Nun ist der Raht zu Rom ein besonder Theil deß Regiments / und ihr seid der andre Theil; darumb kan und soll der Raht nicht euer Ambt / noch ihr das seinige tragen. Der gleichen führet auch Aristoteles an / zubeweisen / daß man eine Sache erstlich haubtsachlich / nachgehends absonderlich erkennen sol; gleich wie ein Kind / sagt er / anfangs / alle Männer Vater und alle Weiber Mutter nennet / nachgehends aber die Eltern unterscheiden und andre auch mit ihren Namen nennen lernet.
57. Seneca / welcher ein Meister in den Gleichnissen gewesen ist / wil beweisen / daß man nicht alle die Bosen straffen sol / damit sie sich mit gesammter Hülffe den Frommen nicht widersetzen mochten: gleich wie in dem Raht zu Rom berahtschlagt worden / man solte alle leibeigne Knechte mit einem Brand / oder auf andre Weise an den Kleidern bezeichnen / damit sie von den Freygebornen unterschieden werden möchten: Dieses ist aber für sehr gefährlich gehalten worden / weil sie sich solcher Gestalt zehlen / und wegen ihrer grossen Menge / wider ihre Herren rottiren möchten.
58. Solcher Gestalte flüssen die Gleichnisse zuweilen von Gedichten oder Geschichten hergenommen: welche dann / als Exempel Gleichnißweise angeführet werden. Wer nach eines andern Erfindung mit Unverstand mißahmet / wenig gelesen hat / und dasselbe aller Orten einflicken will / ist gleich dem Tyrannen Parastate der seine Gäste in ein Bett geleget / denen die zu groß hinein gewesen die Füsse abgehauet / die aber zu klein gewesen so lang ausgedehnet / daß sie deß Bettes Länge gehabt. Von solcher Mißahmung ist bereit in vorhergehender Betrachtung Meldung beschehen.
59. Wie nun durch diese Art der Gleichnissen ein Beweiß geführet wird / also wird auch eine Meinung / dardurch widerleget / (per instantiam.) Die Juden wolten nicht glauben / daß ihnen Christus nach seinem Tode würde nutzen können: Dieses widerlegte der Herr Christus mit dem Gleichniß von Weitzenkorn / welches zuvor verwesen muß / ehe es Frucht bringet: und beweiset also / daß eine Sache nach und durch dem Tode kan Nutzen bringen.
60. Wie nun die gute Gleichniß beweiset / also betrüget im Gegenstand die falsche Gleichniß / wann nemlich der vergleichende Theil gar nicht waar / oder nicht durchgehend waar ist.
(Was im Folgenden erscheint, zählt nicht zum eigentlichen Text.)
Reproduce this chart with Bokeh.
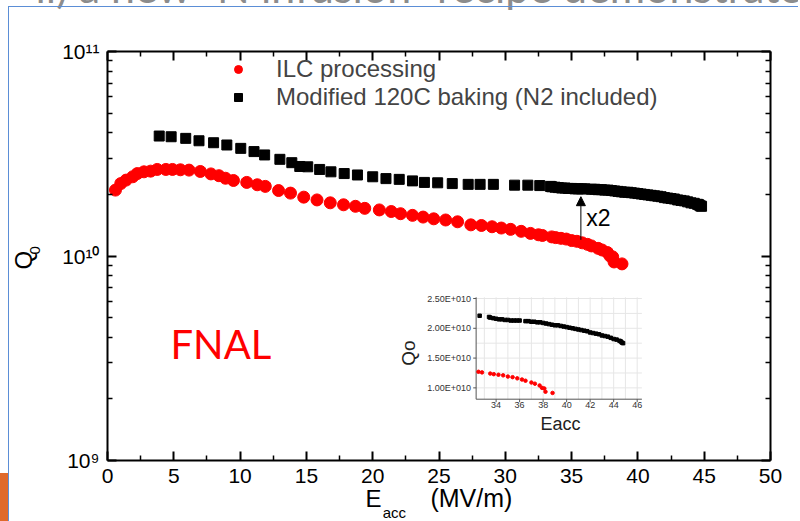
import math
from bokeh.plotting import figure
from bokeh.models import (Range1d, LogScale, LinearAxis, LogAxis, FixedTicker, Label,
                          Arrow, NormalHead, CustomJSTickFormatter, InlineStyleSheet)
from bokeh.core.properties import value
from bokeh.embed import file_html
from bokeh.resources import INLINE

# ---------------- data ----------------
ilc_e = [0.6, 1.0, 1.4, 1.9, 2.25, 2.75, 3.25, 3.75, 4.4, 4.9, 5.5, 6.15, 7.0, 7.8, 8.4, 8.9,
         9.5, 10.5, 11.3, 11.9, 12.9, 13.8, 14.8, 15.8, 16.8, 17.8, 18.7, 19.4, 20.5, 21.4,
         22.1, 23.0, 23.8, 24.6, 25.5, 26.4, 27.4, 28.2, 29.0, 29.7, 30.4, 31.2, 31.9, 32.5,
         32.8, 33.5, 33.8, 34.2, 34.6, 35.0, 35.4, 35.8, 36.2, 36.5, 37.0, 37.3, 37.7, 37.9,
         38.1, 38.2, 38.8]
ilc_q = [2.10e10, 2.26e10, 2.35e10, 2.44e10, 2.53e10, 2.58e10, 2.60e10, 2.65e10, 2.65e10,
         2.65e10, 2.64e10, 2.63e10, 2.59e10, 2.52e10, 2.47e10, 2.40e10, 2.34e10, 2.29e10,
         2.23e10, 2.19e10, 2.09e10, 2.03e10, 1.94e10, 1.88e10, 1.82e10, 1.78e10, 1.75e10,
         1.71e10, 1.68e10, 1.65e10, 1.61e10, 1.58e10, 1.55e10, 1.52e10, 1.50e10, 1.47e10,
         1.42e10, 1.41e10, 1.39e10, 1.37e10, 1.35e10, 1.32e10, 1.29e10, 1.27e10, 1.26e10,
         1.24e10, 1.23e10, 1.22e10, 1.21e10, 1.19e10, 1.18e10, 1.16e10, 1.14e10, 1.12e10,
         1.09e10, 1.07e10, 1.04e10, 1.00e10, 0.99e10, 0.935e10, 0.915e10]

mod_e = [3.9, 4.8, 5.9, 6.9, 8.0, 9.0, 10.05, 11.05, 11.85, 13.0, 13.9, 14.5, 15.1, 16.0,
         16.85, 17.85, 18.85, 20.0, 21.0, 22.0, 23.0, 23.9, 24.9, 26.0, 27.2, 28.1, 29.1,
         30.7, 31.7, 32.6, 33.4, 33.5, 33.75, 34.0, 34.25, 34.5, 34.75, 35.0, 35.25, 35.5,
         35.75, 36.0, 36.5, 36.75, 37.0, 37.25, 37.5, 37.75, 38.0, 38.25, 38.5, 38.75, 39.0,
         39.25, 39.5, 39.75, 40.0, 40.25, 40.5, 40.75, 41.0, 41.25, 41.5, 41.75, 42.0, 42.25,
         42.5, 42.75, 43.0, 43.25, 43.5, 43.75, 44.0, 44.25, 44.5, 44.6, 44.7, 44.8]
mod_q = [3.86e10, 3.83e10, 3.76e10, 3.66e10, 3.58e10, 3.49e10, 3.36e10, 3.24e10, 3.12e10,
         2.97e10, 2.86e10, 2.74e10, 2.73e10, 2.65e10, 2.58e10, 2.53e10, 2.49e10, 2.44e10,
         2.39e10, 2.37e10, 2.33e10, 2.29e10, 2.28e10, 2.26e10, 2.24e10, 2.24e10, 2.24e10,
         2.22e10, 2.22e10, 2.21e10, 2.19e10, 2.18e10, 2.17e10, 2.16e10, 2.15e10, 2.15e10,
         2.14e10, 2.14e10, 2.13e10, 2.13e10, 2.13e10, 2.13e10, 2.12e10, 2.12e10, 2.11e10,
         2.11e10, 2.10e10, 2.10e10, 2.09e10, 2.08e10, 2.07e10, 2.06e10, 2.05e10, 2.05e10,
         2.04e10, 2.03e10, 2.02e10, 2.01e10, 2.00e10, 1.99e10, 1.98e10, 1.97e10, 1.96e10,
         1.95e10, 1.93e10, 1.92e10, 1.91e10, 1.90e10, 1.88e10, 1.87e10, 1.86e10, 1.84e10,
         1.82e10, 1.81e10, 1.79e10, 1.78e10, 1.76e10, 1.75e10]

x_ticks = [0, 5, 10, 15, 20, 25, 30, 35, 40, 45, 50]
y_ticks = [1e9, 1e10, 1e11]
inset_x_ticks = [34, 36, 38, 40, 42, 44, 46]
inset_y_ticks = [1.0e10, 1.5e10, 2.0e10, 2.5e10]
inset_y_labels = ["1.00E+010", "1.50E+010", "2.00E+010", "2.50E+010"]

FONT = "Liberation Sans"

# ---------------- main figure ----------------
# default y range is the frame fraction (0 = bottom, 1 = top); Q uses the log range "q"
p = figure(frame_width=663, frame_height=409, title=None,
           min_border_left=107, min_border_right=28, min_border_top=44, min_border_bottom=66,
           x_range=Range1d(0, 50), y_range=Range1d(0, 1),
           x_axis_type=None, y_axis_type=None,
           output_backend="svg", toolbar_location=None)
p.outline_line_color = None
p.extra_y_ranges = {"q": Range1d(1e9, 1e11)}
p.extra_y_scales = {"q": LogScale()}

# slide frame decorations (blue slide border, orange corner)
p.stylesheets = [InlineStyleSheet(css="""
:host::after { content: ""; position: absolute; left: 8px; top: 6px; right: 0; bottom: 0;
  border-left: 1.5px solid #5b8ed6; border-top: 1.5px solid #5b8ed6; pointer-events: none; }
:host::before { content: ""; position: absolute; left: 0; top: 473px; width: 8px; height: 48px;
  background: #e0692a; pointer-events: none; z-index: 2; }
""")]

x_minor = [t + 2.5 for t in x_ticks[:-1]]
y_minor = [k * t for t in y_ticks[:-1] for k in range(2, 10)]


def style(ax):
    ax.axis_line_width = 2
    ax.axis_line_color = "black"
    ax.major_tick_in = 9
    ax.major_tick_out = 0
    ax.minor_tick_in = 5
    ax.minor_tick_out = 0
    ax.major_tick_line_width = 2
    ax.minor_tick_line_width = 1.5
    ax.major_label_text_font = FONT
    ax.major_label_text_color = "black"
    ax.major_label_text_font_size = "21px"
    ax.major_label_standoff = 8


pow10 = CustomJSTickFormatter(code="""
const sup = {'0': '\u2070', '1': '\u00b9', '2': '\u00b2', '3': '\u00b3', '4': '\u2074',
             '5': '\u2075', '6': '\u2076', '7': '\u2077', '8': '\u2078', '9': '\u2079'};
const e = Math.round(Math.log10(tick));
return '10' + String(e).split('').map((c) => sup[c]).join('');
""")

xb = LinearAxis(ticker=FixedTicker(ticks=x_ticks, minor_ticks=x_minor))
xt = LinearAxis(ticker=FixedTicker(ticks=x_ticks, minor_ticks=x_minor),
                formatter=CustomJSTickFormatter(code="return ''"))
yl = LogAxis(y_range_name="q", ticker=FixedTicker(ticks=y_ticks, minor_ticks=y_minor),
             formatter=pow10)
yr = LogAxis(y_range_name="q", ticker=FixedTicker(ticks=y_ticks, minor_ticks=y_minor),
             formatter=CustomJSTickFormatter(code="return ''"))
for ax in (xb, xt, yl, yr):
    style(ax)
p.add_layout(xb, "below")
p.add_layout(xt, "above")
p.add_layout(yl, "left")
p.add_layout(yr, "right")


# ---- text labels (data units: x in MV/m, y as fraction of the frame) ----
def lab(x, y, text, size, place="center", **kw):
    p.add_layout(Label(x=x, y=y, text=text, text_font=kw.pop("font", FONT),
                       text_font_size=size, text_color=kw.pop("color", "black"), **kw), place)


lab(4.75, 0.225, "FNAL", "40px", font="Lato", color="#ff0000")
lab(36.1, 0.56, "x2", "23px")

# slide title, mostly cut off at the top edge as in the reference
lab(-5.43, 1.0954, "ii) a new \u201cN infusion\u201d recipe demonstrated", "43px", place="above",
    font="Lato", color="#8c8c8c")

# axis titles
lab(19.45, -0.1271, "E", "24px", place="below")
lab(20.75, -0.1467, "acc", "15px", place="below")
lab(24.35, -0.1271, "(MV/m)", "25px", place="below")
lab(-6.335, 0.467, "Q", "24px", place="left", angle=math.pi / 2, text_baseline="middle")
lab(-5.43, 0.5037, "0", "15px", place="left", angle=math.pi / 2, text_baseline="middle")

# arrow "x2"
p.add_layout(Arrow(end=NormalHead(size=9, fill_color="black", line_color="black"),
                   x_start=35.7, y_start=1.2e10, x_end=35.7, y_end=1.95e10,
                   y_range_name="q", line_width=1, line_color="black"))

# ---- data ----
p.scatter(ilc_e, ilc_q, y_range_name="q", marker="circle", size=12, color="#ff0000",
          legend_label="ILC processing")
p.scatter(mod_e, mod_q, y_range_name="q", marker="square", size=10, color="black",
          legend_label="Modified 120C baking (N2 included)")

leg = p.legend[0]
leg.location = (121, 349)
leg.border_line_color = None
leg.background_fill_alpha = 0
leg.padding = 0
leg.spacing = 0
leg.glyph_width = 20
leg.glyph_height = 20
leg.label_height = 20
leg.label_standoff = 28
leg.label_text_font = FONT
leg.label_text_font_size = "24px"
leg.label_text_line_height = 1.0

# ---------------- inset ----------------
xlo, xhi = 32.3, 46.4
ylo, yhi = 0.81e10, 2.52e10
ins = p.subplot(x_source=Range1d(xlo, xhi), y_source=Range1d(ylo, yhi),
                x_target=Range1d(27.8, 40.3), y_target=Range1d(0.1499, 0.3990))

gx = list(range(33, 47))
gy = [1.0e10, 1.25e10, 1.5e10, 1.75e10, 2.0e10, 2.25e10, 2.5e10]
ins.segment(x0=gx, y0=[ylo] * len(gx), x1=gx, y1=[yhi] * len(gx), line_color="#e6e6e6", line_width=1)
ins.segment(x0=[xlo] * len(gy), y0=gy, x1=[xhi] * len(gy), y1=gy, line_color="#e6e6e6", line_width=1)
ins.segment(x0=[xlo, xlo], y0=[ylo, ylo], x1=[xlo, xhi], y1=[yhi, ylo], line_color="#555555", line_width=1)
ins.segment(x0=[xlo - 0.25] * len(inset_y_ticks), y0=inset_y_ticks, x1=[xlo] * len(inset_y_ticks),
            y1=inset_y_ticks, line_color="#555555", line_width=1)
ins.segment(x0=inset_x_ticks, y0=[ylo - 0.05e10] * len(inset_x_ticks), x1=inset_x_ticks,
            y1=[ylo] * len(inset_x_ticks), line_color="#555555", line_width=1)

ins.text(x=[xlo] * len(inset_y_ticks), y=inset_y_ticks, text=inset_y_labels, x_offset=-5,
         text_align="right", text_baseline="middle", text_font=value(FONT),
         text_font_size="9px", text_color="#333333")
ins.text(x=inset_x_ticks, y=[ylo] * len(inset_x_ticks), text=[str(t) for t in inset_x_ticks],
         y_offset=3, text_align="center", text_baseline="top", text_font=value(FONT),
         text_font_size="9px", text_color="#333333")
ins.text(x=[39.47], y=[ylo], text=["Eacc"], y_offset=25, text_align="center",
         text_baseline="middle", text_font=value(FONT), text_font_size="18px", text_color="#222222")
ins.text(x=[xlo], y=[1.585e10], text=["Qo"], x_offset=-68, angle=math.pi / 2, text_align="center",
         text_baseline="middle", text_font=value(FONT), text_font_size="19px", text_color="#222222")

in_ilc_e = [e for e in ilc_e if e >= xlo]
in_ilc_q = [q for e, q in zip(ilc_e, ilc_q) if e >= xlo]
in_mod_e = [e for e in mod_e if e >= xlo]
in_mod_q = [q for e, q in zip(mod_e, mod_q) if e >= xlo]
ins.scatter(in_ilc_e, in_ilc_q, marker="circle", size=3.5, color="#ff0000")
ins.scatter(in_mod_e, in_mod_q, marker="square", size=3.5, color="black")

open("out.html", "w").write(file_html(p, INLINE))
F. Castelvetro gibt ein Exempel wider den Cardinal Bembum schreibend: Gleichwie der jenige / welcher zwey Häuser hat / eines in der Ferne / das schlecht bequemt ist und einen grossen Palast in der Nähe mit aller Zugehör versehen / wohnet aber in dem Schlechten / ihm selbsten unrecht thut: Also handelt auch der unbedachtsam / welcher in einer fremden Sprache schreibet / und sich seiner Muttersprache / die er so vie1 reichlicher besitzet / nicht achtet / etc. Der Nachsatz oder der Vergleichsatz ist nicht richtig und durchgehend waar / massen man zuweilen fremde Sprachen besser lernet und fleissiger studiret / als seine angeborne Muttersprache: So trifft auch der Vorsatz nicht allezeit ein; Massen mancher mehr Lust hat in einem geringen Hüttlein auf dem Lande zu wohnen / als in einem grossen Palast in der Stadt. Schlüßlich ist nicht vonnöhten / daß die Gleichniß in allen Sachen eintreffe / und ist genug daß sie in etlichen / oder nur gar in einem Stucke / in welchem sie nemlich zu der Erklärung oder Beweiß angeführet worden / eintreffe. Hiervon ist ein mehrers zu lesen in den Gesprächspielen und kan man aus dem besagten alle Gleichnussen auf die Prob setzen und ihren Nachdruck ausfündig machen.